Zum Abschied hat er mir den Roman Tuareg geschenkt, über den ich kürzlich geschrieben habe, und seine Widmung hatte fallende Zeilen, war mir aufgefallen, ist kein gutes Zeichen. Der Roman endet auch tragisch, mit dem Tod des Helden und Einzelkämpfers, und all das konnte hinterher symbolisch wirken. Aber es ist lange her, ich weiß nichts von ihm, und vielleicht meldet er sich ja heute Nacht in einem Traum und sagt mir: alles gut, ich bin okay.

Was zu Tuareg noch bemerkt werden will: Die Frauen, hieß es, haben bei ihnen viel zu sagen. Es gibt obendrein den Ausdruck »Beduinenliebe« (hubb al-badawi), und man sagt, die Beduinin sei der Ansicht, Sexualität zerstört die Liebe. Sie ist unerreichbar und wird von den Männern besungen, und vielleicht hat diese Form der Liebe die Troubadoure des Mittelalters in der Provence beeinflusst, für die Minne hohe Liebe war und etwas wie Gottesliebe. Man weiß etwa, dass Dante, der um das Jahr 1300 seine Göttliche Komödie schrieb, Traditionen des Orients kennte und sich als »Gottesfreund« bekannte.

Hoggar-Gebirge

Hoggar-Gebirge

Wenige wissen, dass vermutlich die Sufis und die strengen Asketen des persischen Priesters Mani, der im dritten Jahrhundert lebte, Benedikt Pate standen, der erst 200 Jahre später seine Mönchsregel erarbeitete; vielleicht geht auf die Manichäer das westliche Mönchstum zurück. Und die hoch entwickelte Medizin des Orients! Im Jahr 1000 besaß Bagdad viele Krankenhäuser auf einem Niveau, das der Westen erst 800 Jahre später erreichte.
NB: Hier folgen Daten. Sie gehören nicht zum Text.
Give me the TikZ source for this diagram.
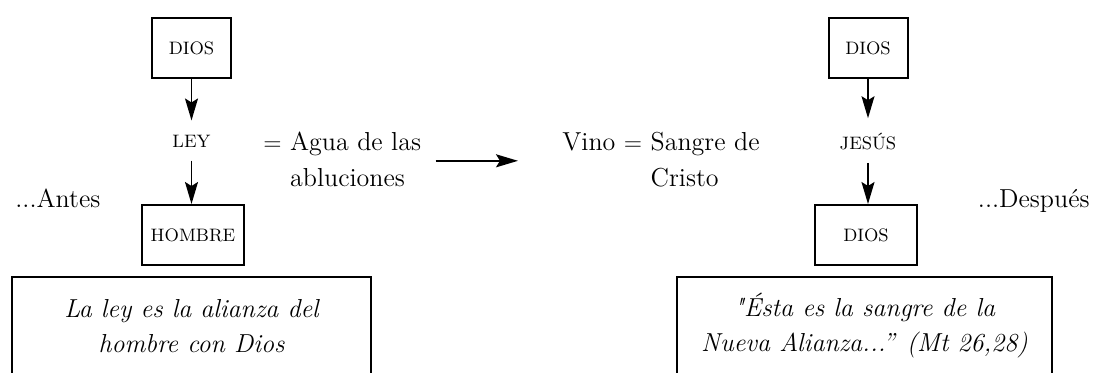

Dann tauchte der Orient in sein Mittelalter ab und vergaß die Errungenschaften, während sich der Westen aus seinen dunklen Jahrhunderte zu befreien begann. ES haperte immer am Austausch, was natürlich an der arabischen Sprache lag und dem Desinteresse des Okzidents, der immer genug mit sich selbst zu tun hatte. Das Unverständnis bei uns für den Orient war selten größer als jetzt. Er war für uns immer Märchenland und Öl-Land. Die Scheichs wurden protegiert, weil sie Öl hatten, Afghanistan dagegen wurde überrollt (schon 1979 von den Russen), Irak plattgemacht (nach den Attentaten auf die Twin Towers), und beim »arabischen Frühling« haben wir ebenso  zugeschaut wie beim syrischen Bürgerkrieg, und nun ist die Lage total verfahren.

Desinteresse und Egoismus. Mehr ist dazu nicht zu sagen.